If you’re planning to buy your first home, you’ll likely need to take out a mortgage. And you might have heard about mortgage insurance during your research. But what is it exactly, how does it work, and how can it benefit you? Let’s take a look below.
What Is Mortgage Insurance?
Mortgage insurance is an insurance policy that protects the lender in case you default on your mortgage payments. In both the U.S. and Canada, it’s a prerequisite for loan approvals if your down payment is below 20%. This is perceived as a risk by the lender, and as a result, they will require the added premium as a form of compensation.
Lenders have different rates for their mortgage insurance, which is typically calculated as a percentage of your loan amount. Depending on the policy, mortgage insurance can either be paid upfront as a lump sum or added to your mortgage and paid in monthly or yearly installments.
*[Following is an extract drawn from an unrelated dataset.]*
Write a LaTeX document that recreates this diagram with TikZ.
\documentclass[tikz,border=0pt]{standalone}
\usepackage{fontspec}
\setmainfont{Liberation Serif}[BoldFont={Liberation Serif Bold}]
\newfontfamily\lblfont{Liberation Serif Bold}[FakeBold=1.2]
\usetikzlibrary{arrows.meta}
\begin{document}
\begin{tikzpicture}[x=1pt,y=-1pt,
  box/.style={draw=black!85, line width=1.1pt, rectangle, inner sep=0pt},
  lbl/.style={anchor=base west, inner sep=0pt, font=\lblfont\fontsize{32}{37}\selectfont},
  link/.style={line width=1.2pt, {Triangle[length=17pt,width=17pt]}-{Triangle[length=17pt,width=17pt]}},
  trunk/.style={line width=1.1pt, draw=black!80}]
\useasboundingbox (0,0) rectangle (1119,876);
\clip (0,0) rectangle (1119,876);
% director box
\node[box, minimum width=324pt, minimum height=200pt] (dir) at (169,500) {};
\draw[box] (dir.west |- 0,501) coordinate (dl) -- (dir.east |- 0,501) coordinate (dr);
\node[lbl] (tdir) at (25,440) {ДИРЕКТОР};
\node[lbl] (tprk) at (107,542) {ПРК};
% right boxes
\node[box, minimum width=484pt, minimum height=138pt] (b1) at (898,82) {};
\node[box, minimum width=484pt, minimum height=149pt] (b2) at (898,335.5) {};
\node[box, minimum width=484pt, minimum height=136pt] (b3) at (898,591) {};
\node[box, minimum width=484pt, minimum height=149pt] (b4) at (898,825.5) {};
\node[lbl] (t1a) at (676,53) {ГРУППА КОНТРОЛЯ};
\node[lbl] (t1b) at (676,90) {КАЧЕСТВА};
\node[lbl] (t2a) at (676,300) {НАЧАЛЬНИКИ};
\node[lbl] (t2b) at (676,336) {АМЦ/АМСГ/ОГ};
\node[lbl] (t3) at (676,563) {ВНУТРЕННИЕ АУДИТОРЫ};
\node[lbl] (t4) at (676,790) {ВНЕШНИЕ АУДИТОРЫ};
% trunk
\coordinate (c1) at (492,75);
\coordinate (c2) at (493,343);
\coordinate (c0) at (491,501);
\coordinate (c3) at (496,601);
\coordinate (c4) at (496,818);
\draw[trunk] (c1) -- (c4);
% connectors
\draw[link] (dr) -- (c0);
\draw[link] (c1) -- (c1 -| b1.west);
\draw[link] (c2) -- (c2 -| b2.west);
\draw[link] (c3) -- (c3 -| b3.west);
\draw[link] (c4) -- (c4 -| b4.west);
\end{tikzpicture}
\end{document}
How Can You Avoid Mortgage Insurance?
The easiest way to avoid mortgage insurance when taking out a loan is by making a down payment that’s at least 20% of your home’s purchase price. However, that may not always be possible.
One workaround option is getting a secondary loan that will cover up to 10% of the loan amount. This, paired with a 10% down payment, will place you within that 80% loan-to-value ratio that lenders are looking for. Some lenders might also agree to drop the mortgage insurance in exchange for higher interest rates. Similarly, private insurers are also an option, although their interest rates are usually higher than those offered by your main lender.
The hard truth is that, without a 20% down payment, you will have to contend with an added expense when taking out a loan. So, avoiding mortgage insurance essentially comes down to replacing it with other types of added costs.
Is Mortgage Insurance Worth It?
Saving up for the 20% down payment is one of the main hurdles homebuyers face and one of the reasons they may postpone buying a home. Being able to drop that down payment to as low as 5% can be a real lifesaver, even if the trade-off is mortgage insurance.
The main drawback to mortgage insurance, however, is its long-term costs. On average, the cost of your mortgage insurance is a small percentage of the loan amount. However, it can add thousands of dollars to your yearly bills. This premium will be added to your mortgage, and like the mortgage itself, it is subject to interest. It’s also worth mentioning that mortgage insurance doesn’t help you build equity in your home.
Many homebuyers aren’t overly fond of mortgage insurance, but the truth is that it does have its benefits. On one hand, it protects the lender. On the other, it makes buying a house more feasible if you don’t have enough funds for a substantial down payment. And the best part is that it doesn’t even have to be permanent.
Once you’ve built sufficient equity in your home, or if a reappraisal shows that your home has increased in value, you can talk to your lender about canceling your mortgage insurance. If the closing costs are in your favor, you can also get rid of mortgage insurance by refinancing.
What Is Mortgage Life Insurance?
When applying for a loan, your lender may suggest an added premium to help your loved ones make mortgage payments if you pass away before the loan is paid off. Some lenders might also offer coverage in case of serious illness or an accident that results in disability. If the policy-holder passes while the mortgage is still in effect, the death benefit will be used to cover the mortgage debt. This policy is called mortgage life insurance or mortgage protection insurance.
The main thing to keep in mind here is that mortgage life insurance is neither mortgage insurance nor life insurance. In some aspects, it’s similar to mortgage insurance as it protects the lender should you default on your payments as a result of death. However, unlike mortgage insurance, it’s not required for loan approvals in case of down payments of less than 20%. And unlike life insurance, your loved ones are not direct beneficiaries, although the policy can help them keep up with the payments.
The key takeaway here is that mortgage insurance is mandatory if your down payment is below 20%. Mortgage life insurance, on the other hand, is optional. Whether you opt for it or not is entirely your choice. However, it’s best to weigh out its pros and cons when comparing it to life insurance.
This article is intended for informational purposes only and should not be deemed as legal, financial or investment advice or solicitation of any kind. Before purchasing real estate or insurance, always consult with a licensed attorney, financial advisor, insurance agent and real estate broker.